EI DuPont de Nemours & Co. (NYSE: DD), or the great DuPont, is yet another DJIA components that is magically expected to outperform Apple. DuPont is also going to be far more cyclical and dependent upon economic growth than Apple as well. Nothing is perfect in exploring for higher upside even for this chemicals and agriculture giant. After recently trading at $43.42, the consensus price target of just above $60.00 implies a whopping upside of over 38%. DuPont also pays a 3.9% dividend yield today.
EMC Corporation (NYSE: EMC) has not been immune from the market sell-off of late but if one company has been able to grow sales in storage it is EMC. The company also has much vested interest (only about 85% or so) in VMware Inc. (NYSE: VMW). After recently closing at $23.04, the consensus price target of $30.67 generates an implied upside of 33%. The storage giant pays no dividend and we would caution that the stock has not traded to the current price target in the last five years. Still, if EMC shares were to rally back to the 52-week high then the implied gains would still be about 24.7%.
FedEx Corporation (NYSE: FDX) has been hit harder than rival United Parcel Service, Inc. (NYSE: UPS) during the pullback. FedEx is going to obviously be far more economically sensitive than Apple due to its reliance upon broad business and consumer spending. Still, its $73.43 price and $97.48 price target generates an implied upside of nearly 33% and that target is under the 52-week high of $98.66. The company sports a lackluster dividend of 0.7%, but we have been suspecting this low-yield policy to change be increased at some point in the future.

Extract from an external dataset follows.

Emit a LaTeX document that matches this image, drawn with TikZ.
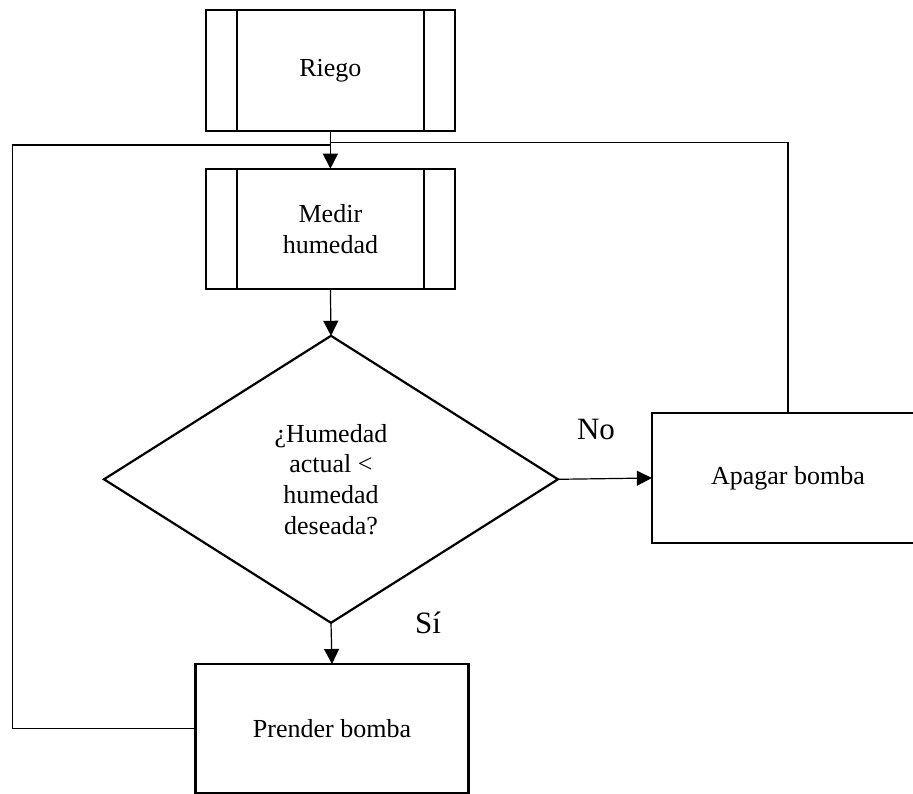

General Electric Company (NYSE: GE) is nearly shocking to still see as having more upside than Apple. The largest conglomerate is paring down some of its operations, but Jeff Immelt maintains that the portfolio is the best he has had in years. With shares recently at $16.14, the consensus price target of $21.04 implies upside of more than 30% and GE pays close to a 4% dividend now. Its consensus price target is under the $21.65 year high and the consensus price target was closer to $23.00 over the last quarter. Ge may need economic growth more than Apple does, but seeing the king of conglomerates in this screen was surprising.
Google Inc. (NASDAQ: GOOG) may be well off of highs, but the internet search giant still has massive upside if Wall Street has this one correct even if Main Street is confused by its expanding business model. At $543.18, Google’s consensus price target from analysts is above $723.00 gives an implied upside of 33%. The company is overpaying according to some for the Motorola assets and patents, but Google has been able to grow its business and that growth is expected ahead. One concern may be that the 52-week high of $642.96 is “only” about 18% upside and another concern may be that no dividend exists.